With the images removed, repeat the data below exactly.

>> BEGIN DATASET EXCERPT

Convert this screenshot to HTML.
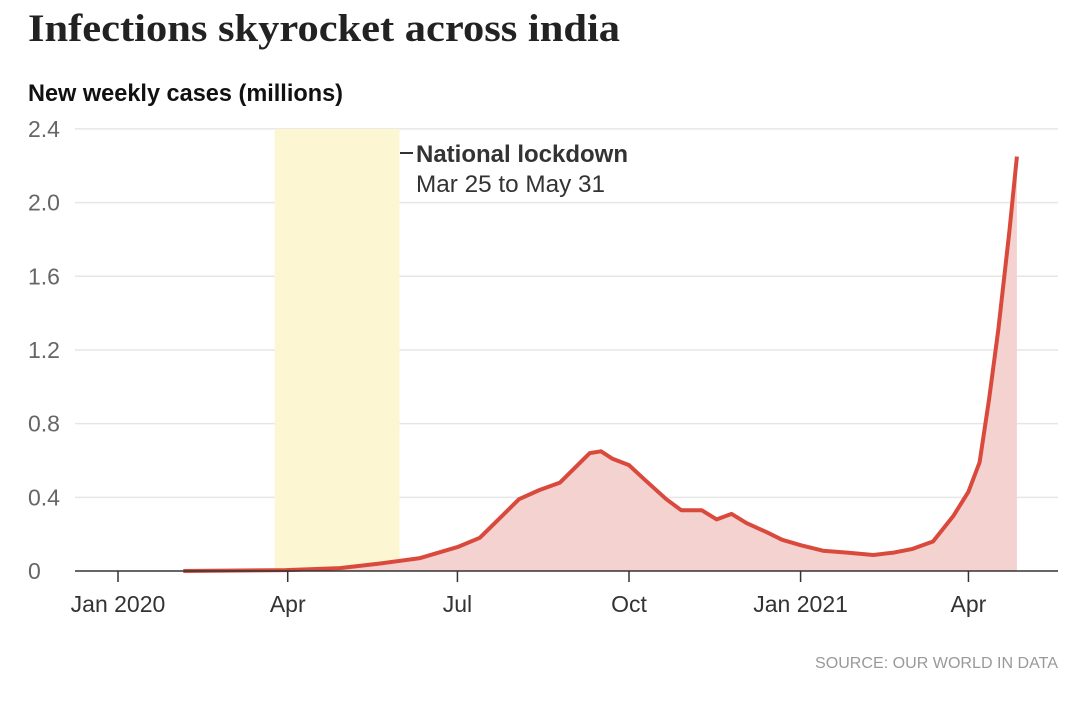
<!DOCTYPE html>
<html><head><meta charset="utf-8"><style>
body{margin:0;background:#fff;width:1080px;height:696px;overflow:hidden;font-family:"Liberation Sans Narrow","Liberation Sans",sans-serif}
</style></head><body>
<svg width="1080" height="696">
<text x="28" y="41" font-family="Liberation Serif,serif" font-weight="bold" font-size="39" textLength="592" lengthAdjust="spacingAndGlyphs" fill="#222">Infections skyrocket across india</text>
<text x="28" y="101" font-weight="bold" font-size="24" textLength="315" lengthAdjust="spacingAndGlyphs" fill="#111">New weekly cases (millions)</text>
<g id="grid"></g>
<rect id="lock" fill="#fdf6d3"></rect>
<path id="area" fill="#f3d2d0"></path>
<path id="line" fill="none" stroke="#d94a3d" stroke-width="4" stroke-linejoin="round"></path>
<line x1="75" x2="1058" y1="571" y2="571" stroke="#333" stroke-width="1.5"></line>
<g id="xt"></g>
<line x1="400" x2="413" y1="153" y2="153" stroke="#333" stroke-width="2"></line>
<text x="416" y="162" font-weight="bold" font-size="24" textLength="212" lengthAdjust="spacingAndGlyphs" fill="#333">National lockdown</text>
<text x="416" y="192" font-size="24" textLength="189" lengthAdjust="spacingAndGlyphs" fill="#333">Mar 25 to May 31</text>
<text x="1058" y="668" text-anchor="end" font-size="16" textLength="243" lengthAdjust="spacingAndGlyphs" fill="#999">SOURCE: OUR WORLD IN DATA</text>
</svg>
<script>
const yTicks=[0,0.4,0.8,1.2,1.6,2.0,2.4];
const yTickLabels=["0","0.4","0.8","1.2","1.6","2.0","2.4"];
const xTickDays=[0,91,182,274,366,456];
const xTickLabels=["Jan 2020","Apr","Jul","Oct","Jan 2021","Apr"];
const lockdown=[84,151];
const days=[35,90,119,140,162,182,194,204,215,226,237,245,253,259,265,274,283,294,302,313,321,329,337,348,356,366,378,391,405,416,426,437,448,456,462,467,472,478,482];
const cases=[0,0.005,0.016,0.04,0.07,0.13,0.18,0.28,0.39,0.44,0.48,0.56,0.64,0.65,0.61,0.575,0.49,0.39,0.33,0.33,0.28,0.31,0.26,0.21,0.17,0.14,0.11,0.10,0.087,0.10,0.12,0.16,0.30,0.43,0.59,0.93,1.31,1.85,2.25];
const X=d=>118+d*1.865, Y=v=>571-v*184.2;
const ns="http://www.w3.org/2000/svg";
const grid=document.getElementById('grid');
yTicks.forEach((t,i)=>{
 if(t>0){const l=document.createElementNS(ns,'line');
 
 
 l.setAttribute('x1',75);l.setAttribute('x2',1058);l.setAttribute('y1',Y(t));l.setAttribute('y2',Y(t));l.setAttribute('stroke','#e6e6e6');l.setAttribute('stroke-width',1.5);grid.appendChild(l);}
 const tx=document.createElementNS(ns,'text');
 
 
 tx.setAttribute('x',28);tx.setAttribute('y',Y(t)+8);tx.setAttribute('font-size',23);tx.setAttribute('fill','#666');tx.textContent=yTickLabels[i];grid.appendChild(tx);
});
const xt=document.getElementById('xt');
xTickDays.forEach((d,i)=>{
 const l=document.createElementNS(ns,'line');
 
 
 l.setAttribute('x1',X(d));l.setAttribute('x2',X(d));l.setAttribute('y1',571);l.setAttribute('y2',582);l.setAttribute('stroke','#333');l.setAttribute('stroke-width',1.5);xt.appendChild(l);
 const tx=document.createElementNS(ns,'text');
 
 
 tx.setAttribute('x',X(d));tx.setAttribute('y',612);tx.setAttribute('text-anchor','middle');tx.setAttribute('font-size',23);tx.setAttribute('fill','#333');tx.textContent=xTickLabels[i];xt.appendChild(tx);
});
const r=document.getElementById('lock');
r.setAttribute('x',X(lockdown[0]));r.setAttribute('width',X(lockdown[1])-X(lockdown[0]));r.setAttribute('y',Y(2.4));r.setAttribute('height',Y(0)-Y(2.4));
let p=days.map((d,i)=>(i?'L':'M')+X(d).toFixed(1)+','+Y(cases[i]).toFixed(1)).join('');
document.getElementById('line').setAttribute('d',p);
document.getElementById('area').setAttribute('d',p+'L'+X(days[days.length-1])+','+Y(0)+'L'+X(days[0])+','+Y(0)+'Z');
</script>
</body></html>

>> END DATASET EXCERPT

[REPLY]
Convert this screenshot to HTML.
<!DOCTYPE html>
<html><head><meta charset="utf-8"><style>
body{margin:0;background:#fff;width:1080px;height:696px;overflow:hidden;font-family:"Liberation Sans Narrow","Liberation Sans",sans-serif}
</style></head><body>
<svg width="1080" height="696">
<text x="28" y="41" font-family="Liberation Serif,serif" font-weight="bold" font-size="39" textLength="592" lengthAdjust="spacingAndGlyphs" fill="#222">Infections skyrocket across india</text>
<text x="28" y="101" font-weight="bold" font-size="24" textLength="315" lengthAdjust="spacingAndGlyphs" fill="#111">New weekly cases (millions)</text>
<g id="grid"></g>
<rect id="lock" fill="#fdf6d3"></rect>
<path id="area" fill="#f3d2d0"></path>
<path id="line" fill="none" stroke="#d94a3d" stroke-width="4" stroke-linejoin="round"></path>
<line x1="75" x2="1058" y1="571" y2="571" stroke="#333" stroke-width="1.5"></line>
<g id="xt"></g>
<line x1="400" x2="413" y1="153" y2="153" stroke="#333" stroke-width="2"></line>
<text x="416" y="162" font-weight="bold" font-size="24" textLength="212" lengthAdjust="spacingAndGlyphs" fill="#333">National lockdown</text>
<text x="416" y="192" font-size="24" textLength="189" lengthAdjust="spacingAndGlyphs" fill="#333">Mar 25 to May 31</text>
<text x="1058" y="668" text-anchor="end" font-size="16" textLength="243" lengthAdjust="spacingAndGlyphs" fill="#999">SOURCE: OUR WORLD IN DATA</text>
</svg>
<script>
const yTicks=[0,0.4,0.8,1.2,1.6,2.0,2.4];
const yTickLabels=["0","0.4","0.8","1.2","1.6","2.0","2.4"];
const xTickDays=[0,91,182,274,366,456];
const xTickLabels=["Jan 2020","Apr","Jul","Oct","Jan 2021","Apr"];
const lockdown=[84,151];
const days=[35,90,119,140,162,182,194,204,215,226,237,245,253,259,265,274,283,294,302,313,321,329,337,348,356,366,378,391,405,416,426,437,448,456,462,467,472,478,482];
const cases=[0,0.005,0.016,0.04,0.07,0.13,0.18,0.28,0.39,0.44,0.48,0.56,0.64,0.65,0.61,0.575,0.49,0.39,0.33,0.33,0.28,0.31,0.26,0.21,0.17,0.14,0.11,0.10,0.087,0.10,0.12,0.16,0.30,0.43,0.59,0.93,1.31,1.85,2.25];
const X=d=>118+d*1.865, Y=v=>571-v*184.2;
const ns="http://www.w3.org/2000/svg";
const grid=document.getElementById('grid');
yTicks.forEach((t,i)=>{
 if(t>0){const l=document.createElementNS(ns,'line');
 
 
 l.setAttribute('x1',75);l.setAttribute('x2',1058);l.setAttribute('y1',Y(t));l.setAttribute('y2',Y(t));l.setAttribute('stroke','#e6e6e6');l.setAttribute('stroke-width',1.5);grid.appendChild(l);}
 const tx=document.createElementNS(ns,'text');
 
 
 tx.setAttribute('x',28);tx.setAttribute('y',Y(t)+8);tx.setAttribute('font-size',23);tx.setAttribute('fill','#666');tx.textContent=yTickLabels[i];grid.appendChild(tx);
});
const xt=document.getElementById('xt');
xTickDays.forEach((d,i)=>{
 const l=document.createElementNS(ns,'line');
 
 
 l.setAttribute('x1',X(d));l.setAttribute('x2',X(d));l.setAttribute('y1',571);l.setAttribute('y2',582);l.setAttribute('stroke','#333');l.setAttribute('stroke-width',1.5);xt.appendChild(l);
 const tx=document.createElementNS(ns,'text');
 
 
 tx.setAttribute('x',X(d));tx.setAttribute('y',612);tx.setAttribute('text-anchor','middle');tx.setAttribute('font-size',23);tx.setAttribute('fill','#333');tx.textContent=xTickLabels[i];xt.appendChild(tx);
});
const r=document.getElementById('lock');
r.setAttribute('x',X(lockdown[0]));r.setAttribute('width',X(lockdown[1])-X(lockdown[0]));r.setAttribute('y',Y(2.4));r.setAttribute('height',Y(0)-Y(2.4));
let p=days.map((d,i)=>(i?'L':'M')+X(d).toFixed(1)+','+Y(cases[i]).toFixed(1)).join('');
document.getElementById('line').setAttribute('d',p);
document.getElementById('area').setAttribute('d',p+'L'+X(days[days.length-1])+','+Y(0)+'L'+X(days[0])+','+Y(0)+'Z');
</script>
</body></html>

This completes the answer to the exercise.